Task objective: Look at the data below and print exactly the lines from its first line through the line with "['True', 'Linear', 'SVR', 'Boosting', 'Fixed'];"; the pictures stay out of the copy.

Collected material:

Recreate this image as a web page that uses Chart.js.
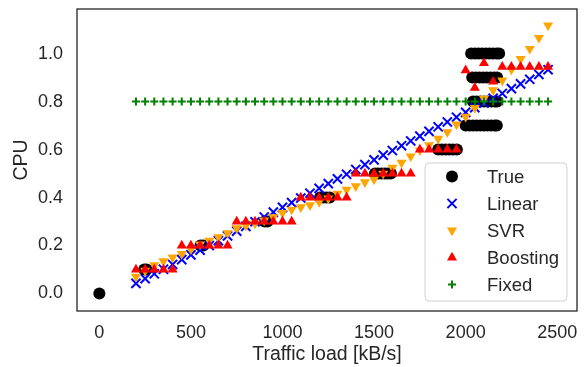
<!DOCTYPE html>
<html>
<head>
<meta charset="utf-8">
<script src="https://cdn.jsdelivr.net/npm/chart.js@4.4.0/dist/chart.umd.min.js"></script>
<style>
  html, body { margin: 0; padding: 0; background: #ffffff; }
  #wrap { width: 588px; height: 367px; position: relative; }
</style>
</head>
<body>
<div id="wrap"><canvas id="c" width="588" height="367"></canvas></div>
<script>
// ---- data ----
const seriesNames = ['True', 'Linear', 'SVR', 'Boosting', 'Fixed'];

// traffic loads used by the prediction models
const trafficLoad = [200,250,300,350,400,450,500,550,600,650,700,750,800,850,900,950,1000,1050,1100,1150,1200,1250,1300,1350,1400,1450,1500,1550,1600,1650,1700,1750,1800,1850,1900,1950,2000,2050,2100,2150,2200,2250,2300,2350,2400,2450];

// measured (true) CPU
const trueLoad = [0,245,258,552,568,902,918,1205,1222,1240,1258,1505,1522,1540,1558,1575,1592,1850,1870,1890,1910,1930,1952,
  2000,2020,2040,2060,2080,2100,2120,2140,2160,2170,
  2040,2060,2080,2100,2120,2140,2160,2172,
  2036,2056,2076,2096,2116,2136,2156,2172,
  2030,2050,2070,2090,2110,2130,2150,2170,2183];
const trueCpu = [0,0.1,0.1,0.2,0.2,0.3,0.3,0.4,0.4,0.4,0.4,0.5,0.5,0.5,0.5,0.5,0.5,0.6,0.6,0.6,0.6,0.6,0.6,
  0.7,0.7,0.7,0.7,0.7,0.7,0.7,0.7,0.7,0.7,
  0.8,0.8,0.8,0.8,0.8,0.8,0.8,0.8,
  0.9,0.9,0.9,0.9,0.9,0.9,0.9,0.9,
  1.0,1.0,1.0,1.0,1.0,1.0,1.0,1.0,1.0];

const linearCpu = [0.042,0.062,0.082,0.101,0.121,0.141,0.161,0.181,0.200,0.220,0.240,0.260,0.280,0.299,0.319,0.339,0.359,0.379,0.398,0.418,0.438,0.458,0.478,0.497,0.517,0.537,0.557,0.577,0.596,0.616,0.636,0.656,0.676,0.695,0.715,0.735,0.755,0.775,0.794,0.814,0.834,0.854,0.874,0.893,0.913,0.933];

const svrCpu = [0.070,0.095,0.118,0.135,0.150,0.165,0.185,0.205,0.220,0.235,0.252,0.272,0.283,0.292,0.305,0.318,0.336,0.350,0.360,0.368,0.382,0.396,0.416,0.433,0.447,0.464,0.476,0.500,0.525,0.545,0.572,0.597,0.618,0.645,0.673,0.705,0.737,0.774,0.812,0.848,0.888,0.934,0.978,1.020,1.066,1.118];

const boostingCpu = [0.1,0.1,0.1,0.1,0.1,
  0.2,0.2,0.2,0.2,0.2,0.2,
  0.3,0.3,0.3,0.3,0.3,0.3,0.3,
  0.4,0.4,0.4,0.4,0.4,0.4,
  0.5,0.5,0.5,0.5,0.5,0.5,0.5,
  0.6,0.6,0.6,0.6,0.6,
  0.930,0.857,0.960,0.883,
  0.945,0.945,0.945,0.945,0.945,0.945];

const fixedCpu = [0.8,0.8,0.8,0.8,0.8,0.8,0.8,0.8,0.8,0.8,0.8,0.8,0.8,0.8,0.8,0.8,0.8,0.8,0.8,0.8,0.8,0.8,0.8,0.8,0.8,0.8,0.8,0.8,0.8,0.8,0.8,0.8,0.8,0.8,0.8,0.8,0.8,0.8,0.8,0.8,0.8,0.8,0.8,0.8,0.8,0.8];

const xTickValues = [0, 500, 1000, 1500, 2000, 2500];
const xTickLabels = ['0', '500', '1000', '1500', '2000', '2500'];
const yTickValues = [0.0, 0.2, 0.4, 0.6, 0.8, 1.0];
const yTickLabels = ['0.0', '0.2', '0.4', '0.6', '0.8', '1.0'];
const xTitle = 'Traffic load [kB/s]';
const yTitle = 'CPU';

// ---- build chart ----
function pairs(xs, ys) { return xs.map((x, i) => ({ x: x, y: ys[i] })); }

const FONT = "'Liberation Sans', Arial, sans-serif";
const INK = '#262626';

const styles = [
  { pointStyle: 'circle', radius: 6, backgroundColor: '#000000', borderColor: '#000000', borderWidth: 0, rotation: 0, order: 5 },
  { pointStyle: 'crossRot', radius: 6.5, backgroundColor: '#0000ff', borderColor: '#0000ff', borderWidth: 2, rotation: 0, order: 4 },
  { pointStyle: 'triangle', radius: 5.8, backgroundColor: '#ffa500', borderColor: '#ffa500', borderWidth: 0, rotation: 180, order: 3 },
  { pointStyle: 'triangle', radius: 5.8, backgroundColor: '#ff0000', borderColor: '#ff0000', borderWidth: 0, rotation: 0, order: 2 },
  { pointStyle: 'cross', radius: 4, backgroundColor: '#008000', borderColor: '#008000', borderWidth: 2, rotation: 0, order: 1 }
];

const seriesData = [
  pairs(trueLoad, trueCpu),
  pairs(trafficLoad, linearCpu),
  pairs(trafficLoad, svrCpu),
  pairs(trafficLoad, boostingCpu),
  pairs(trafficLoad, fixedCpu)
];

const datasets = seriesNames.map((name, i) => ({
  label: name,
  data: seriesData[i],
  pointStyle: styles[i].pointStyle,
  pointRadius: styles[i].radius,
  pointHoverRadius: styles[i].radius,
  pointRotation: styles[i].rotation,
  pointBackgroundColor: styles[i].backgroundColor,
  pointBorderColor: styles[i].borderColor,
  pointBorderWidth: styles[i].borderWidth,
  backgroundColor: styles[i].backgroundColor,
  borderColor: styles[i].borderColor,
  showLine: false,
  order: styles[i].order,
  clip: false
}));

const frameAndLegend = {
  id: 'frameAndLegend',
  afterDatasetsDraw(chart) {
    const ctx = chart.ctx;
    const a = chart.chartArea;
    ctx.save();
    ctx.strokeStyle = INK;
    ctx.lineWidth = 1.3;
    ctx.strokeRect(a.left, a.top, a.right - a.left, a.bottom - a.top);

    // legend box (lower right, inside axes)
    const bx = 425, by = 163, bw = 142, bh = 138, r = 4;
    ctx.beginPath();
    ctx.moveTo(bx + r, by);
    ctx.lineTo(bx + bw - r, by);
    ctx.arcTo(bx + bw, by, bx + bw, by + r, r);
    ctx.lineTo(bx + bw, by + bh - r);
    ctx.arcTo(bx + bw, by + bh, bx + bw - r, by + bh, r);
    ctx.lineTo(bx + r, by + bh);
    ctx.arcTo(bx, by + bh, bx, by + bh - r, r);
    ctx.lineTo(bx, by + r);
    ctx.arcTo(bx, by, bx + r, by, r);
    ctx.closePath();
    ctx.fillStyle = 'rgba(255,255,255,0.8)';
    ctx.fill();
    ctx.strokeStyle = '#d0d0d0';
    ctx.lineWidth = 1;
    ctx.stroke();

    const rowY = [176.5, 203.5, 230.5, 257.5, 284.5];
    ctx.font = '18.5px ' + FONT;
    ctx.textBaseline = 'middle';
    ctx.textAlign = 'left';
    seriesNames.forEach((name, i) => {
      const s = styles[i];
      ctx.fillStyle = s.backgroundColor;
      ctx.strokeStyle = s.borderColor;
      ctx.lineWidth = s.borderWidth;
      Chart.helpers.drawPoint(ctx, {
        pointStyle: s.pointStyle,
        radius: s.radius,
        rotation: s.rotation,
        borderWidth: s.borderWidth
      }, 452, rowY[i]);
      ctx.fillStyle = INK;
      ctx.fillText(name, 487, rowY[i] + 1);
    });
    ctx.restore();
  }
};

new Chart(document.getElementById('c'), {
  type: 'scatter',
  data: { datasets: datasets },
  options: {
    responsive: false,
    animation: false,
    devicePixelRatio: 1,
    layout: { padding: { top: 9, right: 11, left: 0, bottom: 0 } },
    plugins: { legend: { display: false }, tooltip: { enabled: false } },
    scales: {
      x: {
        type: 'linear',
        min: -122,
        max: 2608,
        afterFit(scale) { scale.height = 56; scale.paddingLeft = 0; scale.paddingRight = 0; },
        afterBuildTicks(scale) { scale.ticks = xTickValues.map(v => ({ value: v })); },
        grid: { display: false, drawTicks: false },
        border: { display: false },
        ticks: {
          padding: 11,
          color: INK,
          font: { family: FONT, size: 18 },
          maxRotation: 0,
          autoSkip: false,
          callback(value) { const k = xTickValues.indexOf(value); return k >= 0 ? xTickLabels[k] : ''; }
        },
        title: {
          display: true,
          text: xTitle,
          color: INK,
          font: { family: FONT, size: 19.5, lineHeight: 1.2 },
          padding: { top: 0, bottom: 1 }
        }
      },
      y: {
        type: 'linear',
        min: -0.073,
        max: 1.186,
        afterFit(scale) { scale.width = 77; scale.paddingTop = 0; scale.paddingBottom = 0; },
        afterBuildTicks(scale) { scale.ticks = yTickValues.map(v => ({ value: v })); },
        grid: { display: false, drawTicks: false },
        border: { display: false },
        ticks: {
          padding: 14,
          color: INK,
          font: { family: FONT, size: 18 },
          autoSkip: false,
          callback(value) {
            let k = -1;
            yTickValues.forEach((v, i) => { if (Math.abs(v - value) < 1e-9) k = i; });
            return k >= 0 ? yTickLabels[k] : '';
          }
        },
        title: {
          display: true,
          text: yTitle,
          color: INK,
          font: { family: FONT, size: 19.5, lineHeight: 1.2 },
          padding: { top: 10, bottom: 0 }
        }
      }
    }
  },
  plugins: [frameAndLegend]
});
</script>
</body>
</html>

Task response:
Recreate this image as a web page that uses Chart.js.
<!DOCTYPE html>
<html>
<head>
<meta charset="utf-8">
<script src="https://cdn.jsdelivr.net/npm/chart.js@4.4.0/dist/chart.umd.min.js"></script>
<style>
  html, body { margin: 0; padding: 0; background: #ffffff; }
  #wrap { width: 588px; height: 367px; position: relative; }
</style>
</head>
<body>
<div id="wrap"><canvas id="c" width="588" height="367"></canvas></div>
<script>
// ---- data ----
const seriesNames = ['True', 'Linear', 'SVR', 'Boosting', 'Fixed'];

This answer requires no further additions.